Img_0010 I have often wondered where all my vintage gear REALLY comes from?  Not the neat rails at Beyond Retro or Rokit, that's for sure.  I dug up an old The Face issue and found an article about The Vintage Clothing Company in Liverpool, UK, the top suppliers of vintage clothing to shops and stalls all over the country including Topshop's vintage section.  What started as a small collection of clothing in 1983 has now turned into an industrial estate sifting through 250 tonnes of jeans, T-shirts, shirts, jackets and trainers each year.   

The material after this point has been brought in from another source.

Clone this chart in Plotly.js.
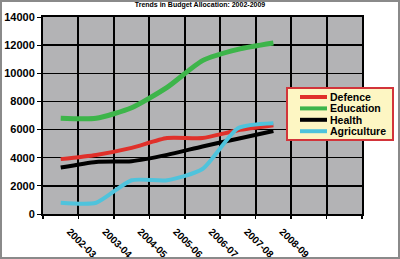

According to Richard Free, the company's founder, they buy from the USA, which is the natural home of denim workwear and T-shirts and also recycling firms in Poland which process up to 300 tons of clothing a week.  Italy is the place to go for good knitwear and tailoring and there are cashmere recyclers in Prato, Italy, where hundreds of Albanian refugees hand sort wool garments.  However, the bulk of their stock actually comes from Germany:

'Over the years, I've learnt how to smell the difference between German and American clothes.  Some of the worst-smelling stuff comes from Germany.  When the Berlin Wall came down, the European vintage clothing market was flooded.  The East Germans were still wearing clothes from the late Seventies and early Eighties – fashion hadn't had a chance to develop.  They wanted to get rid of all their clothes and we bought it up.'

So I guess my vision of lovely aristocratic-looking ladies dying in mansions and leaving behind all their beautiful garments, waiting for me to swoop in and pick them up is a bit wrong then!